2 The Chatham Islands County Council at its monthly meeting at Waitangi.
3 Waitangi racecourse: main grandstand and finishing post.
4 Children of Te Karakau School planting trees.
5 George Tuuta, public figure of the Chatham Islands, is the owner of the Te Pohue farm, shown at the top of this article.
6 ‘Bring and Buy’ on the Chatham Islands. The County Clerk, Mr Pat Prendeville, is the auctioneer.
has made it possible to have picture screenings each Saturday night in the fine Memorial Hall.
The family is strictly self-contained. There are no butcher shops, dairies or bakeries. The people live, literally, off the land, killing their own meat, baking their own bread and making their own butter.

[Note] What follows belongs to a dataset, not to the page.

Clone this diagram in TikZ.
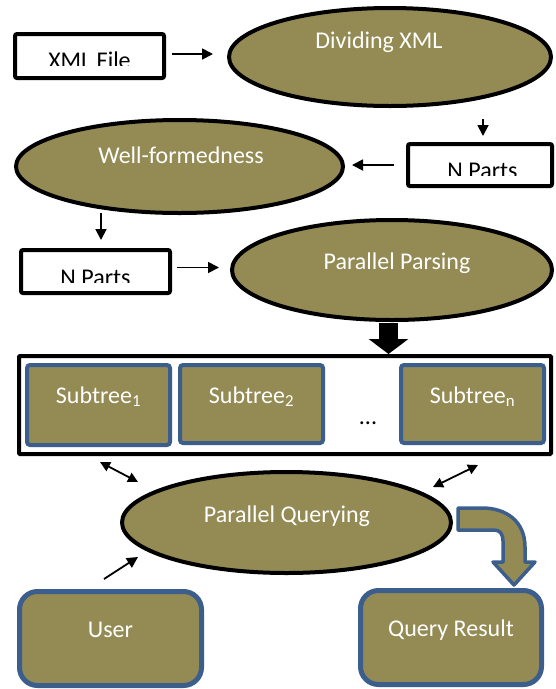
\documentclass[tikz,border=0pt]{standalone}
\usepackage{fontspec}
\setmainfont{Carlito}
\usetikzlibrary{shapes.geometric,arrows.meta}
\definecolor{olivefill}{HTML}{948A54}
\definecolor{oblue}{HTML}{3B5E8C}
\begin{document}
\begin{tikzpicture}[x=1pt,y=-1pt,
  font=\fontsize{24}{28}\selectfont,
  ell/.style={ellipse, draw=black, line width=4pt, fill=olivefill, inner sep=0pt},
  wbox/.style={rectangle, draw=black, line width=4pt, fill=white, rounded corners=2pt, inner sep=0pt},
  sbox/.style={rectangle, draw=oblue, line width=4pt, fill=olivefill, rounded corners=3pt, inner sep=0pt},
  rbox/.style={rectangle, draw=oblue, line width=5pt, fill=olivefill, rounded corners=18pt, inner sep=0pt},
  wtxt/.style={text=white, inner sep=0pt, anchor=base},
  btxt/.style={text=black, inner sep=0pt, anchor=base},
  arr/.style={line width=1.8pt, -{Triangle[length=11pt,width=11pt]}},
  darr/.style={line width=1.8pt, {Triangle[length=10pt,width=10pt]}-{Triangle[length=10pt,width=10pt]}},
  bigarr/.style={line width=19pt, -{Triangle[length=15pt,width=39pt]}},
  bent/.style={draw=oblue, line width=3.5pt, fill=olivefill, line join=round}
]
\useasboundingbox (0,0) rectangle (555,689);

% top row
\node[wbox, minimum width=149pt, minimum height=44pt] (xml) at (89.5,56) {};
\begin{scope}
  \clip (13,32) rectangle (166,65);
  \node[btxt] (xmlt) at (89.5,68) {XML File};
\end{scope}
\node[ell, minimum width=322pt, minimum height=98pt] (div) at (390,57) {};
\node[wtxt] (divt) at (379,48) {Dividing XML};

% second row
\node[wbox, minimum width=144pt, minimum height=42pt] (np1) at (480,165) {};
\begin{scope}
  \clip (406,142) rectangle (554,175);
  \node[btxt] (np1t) at (482.5,178.5) {N Parts};
\end{scope}
\node[ell, minimum width=327pt, minimum height=93pt] (well) at (179.5,166.5) {};
\node[wtxt] (wellt) at (181,163) {Well-formedness};

% third row
\node[wbox, minimum width=149pt, minimum height=43pt] (np2) at (95.5,271.5) {};
\begin{scope}
  \clip (19,248) rectangle (172,282);
  \node[btxt] (np2t) at (95.5,285.5) {N Parts};
\end{scope}
\node[ell, minimum width=320pt, minimum height=100pt] (parse) at (392,270) {};
\node[wtxt] (parset) at (397,269) {Parallel Parsing};

% subtrees container
\node[wbox, rounded corners=1pt, minimum width=532pt, minimum height=98pt] (outer) at (285,405) {};
\node[sbox, minimum width=143pt, minimum height=80pt] (s1) at (98.5,405) {};
\node[wtxt] (s1t) at (98.5,403) {Subtree\textsubscript{1}};
\node[sbox, minimum width=143pt, minimum height=78pt] (s2) at (251.5,404) {};
\node[wtxt] (s2t) at (251.5,403) {Subtree\textsubscript{2}};
\node[sbox, minimum width=143pt, minimum height=78pt] (sn) at (472.5,404) {};
\node[wtxt] (snt) at (472.5,403) {Subtree\textsubscript{n}};
\node[btxt] (dots) at (368,424) {...};

% querying
\node[ell, minimum width=329pt, minimum height=101pt] (query) at (286.5,522.5) {};
\node[wtxt] (queryt) at (287,522) {Parallel Querying};

% bottom boxes
\node[rbox, minimum width=182pt, minimum height=94pt] (user) at (110.5,638.5) {};
\node[wtxt] (usert) at (110.5,637) {User};
\node[rbox, minimum width=181pt, minimum height=94pt] (result) at (451,637.5) {};
\node[wtxt] (resultt) at (451,636) {Query Result};

% connectors
\draw[arr, shorten <=6pt, shorten >=14pt] ([yshift=2pt]xml.east) -- ([yshift=2pt]xml.east -| div.west);
\draw[arr] (np1.north) ++(3,-23) -- ++(0,17);
\draw[arr, shorten <=12pt, shorten >=7pt] (np1.west) -- (np1.west -| well.east);
\draw[arr] (np2.north) ++(5.5,-35) -- ++(0,27);
\draw[arr, shorten <=5pt, shorten >=11pt] ([yshift=4pt]np2.east) -- ([yshift=4pt]np2.east -| parse.west);

\coordinate (bt) at (388.5,354);
\draw[bigarr] ([yshift=-1pt]bt |- parse.south) -- (bt);

\coordinate (d1a) at (100,462);
\coordinate (d1b) at (138,482);
\draw[darr] (d1a) -- (d1b);
\coordinate (d2a) at (478,465);
\coordinate (d2b) at (433,487);
\draw[darr] (d2a) -- (d2b);
\coordinate (ua) at (104,579);
\coordinate (ub) at (138,557);
\draw[arr] (ua) -- (ub);

% bent block arrow
\draw[bent] (458,508) -- (482,508) .. controls (507,508) and (525,522) .. (525,547)
  -- (525,562) -- (535,562) -- (514,585) -- (493,562) -- (503,562) -- (503,541)
  .. controls (503,534) and (500,530) .. (494,530) -- (458,530) -- cycle;
\end{tikzpicture}
\end{document}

Stores are ordered from Lyttelton, and, with high shipping charges, the cost of living is high. The staple diet once was mutton and potatoes, but improved conditions have altered all that. New additions to the family's diet are fruit, sweets, saveloys and bacon.
With the improved conditions came big advances in housing. New homes are being built, and existing ones are being brought up-to-date. Diesel lighting plants have been installed in a number of houses, and in others, battery sets are in use, assisted by wind-chargers.
The dilapidated shack, so typical a few years ago, has now almost disappeared, giving way to modern homes of standard design. The Maori Affairs Department is assisting the islanders with loans and designs.
The chief occupation of the residents is, of course, sheep-farming, with fishing a good second. Who has not heard of the famous Chatham Island blue cod? Mainland interests have two modern freezers in operation, and the industry is growing. Shipping is always a worry, both of fish and sheep. Normally the island ships about 2200 sheep, 2000 bales of wool, and about 500 tons of fish.
No rates are paid by the islanders, but a levy is imposed on all tonnage imported or exported, and produces about £5000 a year, which is largely used on the roads.
The islanders have been fortunate in the officials who have been appointed to the island's services. These people have almost without exception done much to improve the conditions.
There is one constable, but offences are largely against by-laws, and a new lock-up has not yet been occupied, except by occasional stores.
Medical attention is provided by a resident doctor appointed by the Canterbury Hospital Board, while the Sisters of Mary (a Catholic Order) staff a seven-bed hospital.
Shipping services have not improved much in recent years, mostly because of the unreliable conditions on the coast necessitating long delays, and long delays can become costly, but a flying-boat service, operating once a month during the summer months, has brought a luxury means of transport to the island.